Although American fan behavior can be boorish, and a riot in a 2004 Pacers-Pistons game even become the story of the NBA season, U.S. fandom is not dominated by overt racism, as is the case in European soccer stadiums in which racial taunts are not uncommon. In fact, French national and Arsenal star Thierry Henry has headed a campaign against racism. (For further reading, check out one of my favorite sports books, Among The Thugs, about Manchester United supporters, and unruly fan behavior.)
But it begs the question: why aren't there more social problems reflected in the stands in the United States?
"In England local football (soccer) clubs have traditionally been characterized by a kind of local 'neighborhood patriotism' and their audiences and players have, for much of the history of the sport, been drawn from sections of the local white working class," John Williams, a senior lecturer at the University of Leicester's Centre for the Sociology of Sport, told me. "In such communities--and in the sport itself--a conservative territoriality and resistance to 'difference' and change has historically been quite strong. Mass black immigration to the UK only really occurred in the 1950s and black soccer players only made the breakthrough in soccer here very late on, in the 1970s--when they faced real racism, as a consequence."
In my research of American football (the equivalent, fanwise, of soccer in the rest of the world) of the earlier part of the century, there is on-the-field violence--sometimes much worse than exhibited in today's game--but the reporters covering the games did not talk about any disturbances in the stands and, for the most part, this relative peace has gone on for one hundred years. I don't mean to be pie-in-the-sky here. Of course, there has been racism--segregated seating, for example--but there is no comparison to modern U.S. fans and European soccer supporters. While U.S. supporters scream at opposing players, and players on their own teams who are not performing well (the Yankees Alex Rodriguez, for example), and sometimes get out of control, U.S. fans are a fairly respectful bunch, at least on the surface. It's always amazing how dumb luck, not some sort of cultural superiority, prevails in social structures.

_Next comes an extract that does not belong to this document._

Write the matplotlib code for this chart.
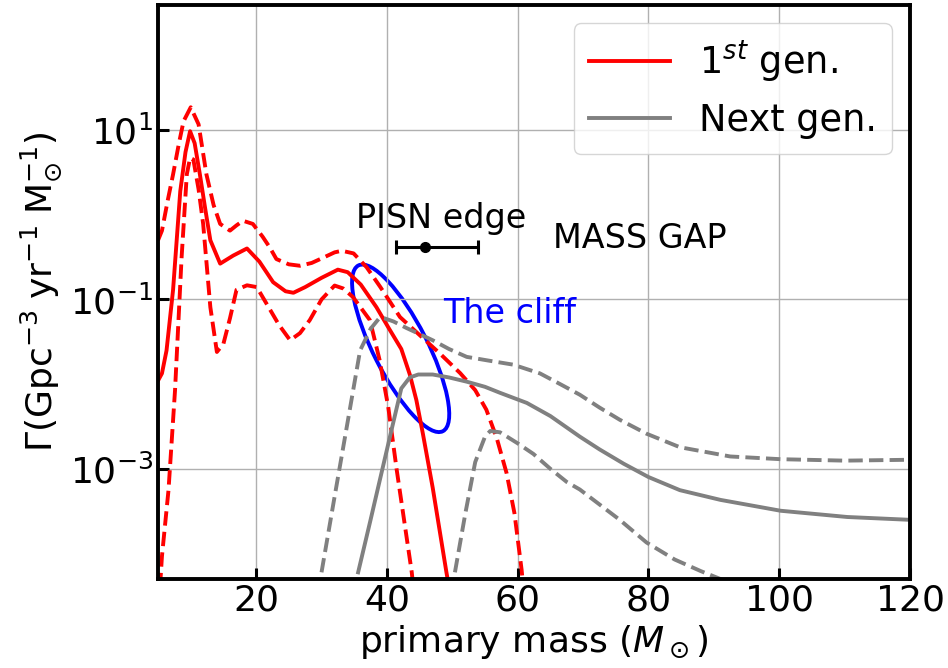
import numpy as np
import matplotlib
matplotlib.use("Agg")
import matplotlib.pyplot as plt
from matplotlib.patches import Ellipse
from matplotlib.transforms import ScaledTranslation

# ---- 1st generation (median + bounds) ----
first_x = [5.0, 5.6, 6.3, 7.3, 8.4, 9.2, 9.9, 10.6, 11.4, 12.2, 13.0, 14.5, 16.5,
           18.6, 20.5, 22.6, 24.5, 25.7, 27.5, 30.0, 32.5, 34.0, 36.0, 38.4, 40.2,
           42.2, 43.5, 44.5, 45.5, 47.0, 49.1, 49.5]
first_y = [0.011, 0.0134, 0.025, 0.13, 1.9, 5.5, 9.7, 7.0, 3.0, 1.2, 0.5, 0.265, 0.33,
           0.4, 0.28, 0.16, 0.125, 0.12, 0.14, 0.18, 0.225, 0.21, 0.15, 0.081, 0.047,
           0.026, 0.013, 0.0065, 0.0026, 0.0006, 6e-5, 4e-5]

first_hi_x = [5.0, 5.6, 6.5, 7.3, 8.2, 8.9, 10.0, 11.2, 12.4, 13.5, 14.5, 16.0, 17.0,
              18.0, 19.5, 21.0, 22.1, 23.1, 25.0, 26.7, 28.5, 30.2, 32.0, 33.1, 34.9,
              36.9, 39.0, 42.0, 45.0, 48.1, 51.2, 53.5, 55.2, 56.8, 58.3, 59.5, 60.6, 61.0]
first_hi_y = [0.5, 0.65, 1.5, 3.0, 7.0, 12.7, 18.6, 11.7, 3.0, 1.3, 0.78, 0.65, 0.75,
              0.85, 0.78, 0.55, 0.41, 0.3, 0.26, 0.25, 0.27, 0.31, 0.36, 0.376, 0.35,
              0.24, 0.14, 0.062, 0.038, 0.023, 0.0135, 0.0085, 0.005, 0.0023, 0.00089,
              0.0003, 6.4e-5, 3e-5]

first_lo_x = [5.3, 5.6, 6.6, 7.6, 8.6, 9.4, 9.9, 10.4, 11.2, 11.9, 13.0, 14.0, 15.0,
              16.0, 17.0, 18.6, 20.1, 21.6, 23.5, 25.2, 26.7, 28.2, 30.0, 32.0, 33.3,
              34.8, 36.0, 37.4, 38.9, 40.2, 41.5, 43.8, 44.2]
first_lo_y = [4e-5, 9.3e-5, 5.6e-4, 0.0085, 0.31, 3.0, 4.7, 4.5, 2.0, 0.78, 0.081,
              0.024, 0.03, 0.06, 0.13, 0.147, 0.14, 0.089, 0.05, 0.033, 0.04, 0.057,
              0.1, 0.146, 0.135, 0.107, 0.08, 0.057, 0.019, 0.0054, 0.00097, 6e-5, 3e-5]

# ---- next generation (median + bounds) ----
next_x = [35.6, 37.5, 39.5, 41.0, 42.2, 43.5, 44.8, 47.0, 49.5, 52.2, 55.0, 57.3,
          61.4, 65.0, 69.5, 72.5, 76.2, 80.0, 84.8, 91.0, 100.2, 110.4, 120.0]
next_y = [6e-5, 0.00025, 0.00115, 0.0036, 0.0089, 0.012, 0.013, 0.013, 0.012, 0.0107,
          0.0093, 0.0079, 0.006, 0.0042, 0.0024, 0.0017, 0.00115, 0.0008, 0.00056,
          0.00043, 0.00032, 0.00027, 0.00025]

next_hi_x = [30.0, 32.0, 34.0, 35.9, 37.5, 38.9, 39.6, 41.0, 43.0, 45.0, 47.0, 49.5,
             52.2, 55.5, 59.3, 63.4, 66.5, 69.5, 72.5, 75.6, 79.7, 84.8, 92.5, 100.2,
             110.0, 120.0]
next_hi_y = [6e-5, 0.00047, 0.0036, 0.025, 0.045, 0.061, 0.06, 0.055, 0.046, 0.039,
             0.033, 0.026, 0.021, 0.019, 0.017, 0.0134, 0.01, 0.0075, 0.0053, 0.0038,
             0.0026, 0.0018, 0.0014, 0.0013, 0.00125, 0.00128]

next_lo_x = [50.4, 52.0, 53.5, 55.0, 55.8, 57.3, 60.0, 62.4, 65.0, 67.5, 69.5, 72.5,
             75.6, 79.7, 84.0, 88.0, 91.0, 93.0]
next_lo_y = [6e-5, 0.0003, 0.0012, 0.0024, 0.0028, 0.0027, 0.002, 0.0015, 0.001,
             0.0007, 0.00057, 0.00038, 0.00025, 0.000135, 8.5e-5, 6.2e-5, 5e-5, 4.2e-5]

# PISN edge estimate
pisn_m = 45.8
pisn_err = [[4.4], [8.1]]
pisn_y = 0.42

lw = 2.8
fig = plt.figure(figsize=(9.48, 6.68), dpi=100)
ax = fig.add_axes([0.1667, 0.1332, 0.7933, 0.8593])

ax.plot(first_x, first_y, color='red', lw=lw, label=r'1$^{st}$ gen.')
ax.plot(first_hi_x, first_hi_y, color='red', lw=lw, ls='--')
ax.plot(first_lo_x, first_lo_y, color='red', lw=lw, ls='--')
ax.plot(next_x, next_y, color='gray', lw=lw, label='Next gen.')
ax.plot(next_hi_x, next_hi_y, color='gray', lw=lw, ls='--')
ax.plot(next_lo_x, next_lo_y, color='gray', lw=lw, ls='--')

ax.errorbar(pisn_m, pisn_y, xerr=pisn_err, fmt='o', color='k', ms=7,
            lw=2.2, capsize=5, capthick=2.2)

ax.set_yscale('log')
ax.set_xlim(5, 120)
ax.set_ylim(5e-5, 300)
ax.set_yticks([1e1, 1e-1, 1e-3])
ax.yaxis.set_minor_locator(matplotlib.ticker.NullLocator())
ax.set_xticks([20, 40, 60, 80, 100, 120])

# "the cliff" ellipse, sized in inches, centred on a data point
ell = Ellipse((0, 0), width=1.86, height=0.54, angle=-63, fill=False,
              edgecolor='blue', lw=2.8,
              transform=fig.dpi_scale_trans + ScaledTranslation(42.1, 0.0265, ax.transData))
ax.add_patch(ell)

ax.text(48.3, 0.9, 'PISN edge', fontsize=24, ha='center', va='center')
ax.text(78.6, 0.52, 'MASS GAP', fontsize=24, ha='center', va='center')
ax.text(48.6, 0.068, 'The cliff', fontsize=24, color='blue', ha='left', va='center')

ax.grid(True, color='#b0b0b0', lw=1)
ax.tick_params(direction='in', length=8, width=2.2, labelsize=26)
for s in ax.spines.values():
    s.set_linewidth(2.8)

ax.set_xlabel(r'primary mass ($M_\odot$)', fontsize=26)
ax.set_ylabel(r'$\Gamma(\mathrm{Gpc^{-3}\;yr^{-1}\;M_{\odot}^{-1}})$', fontsize=26)
ax.legend(loc='upper right', fontsize=26.5, handlelength=2.2)

fig.savefig('out.png', dpi=100)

"English soccer fans have often used racism as a convenient way of baiting rival fans," says Williams. "Unlike in sport in the USA, soccer invites opposing white fans into other parts of the stadium to watch the game. This means that 'us' and 'them' oppositions are powerful and immediate features of stadium cultures in the UK. Abusing rival black players can aid well with such sentiments, of course. There are no segregated opposing fans to bait in US sport, using racism as the instrument, as there are in England. In most US sports--certainly in football and basketball--blacks make up the majority of the top players now, and this has been the case for some time. Mobilising racism in the crowd in this context would be pretty difficult."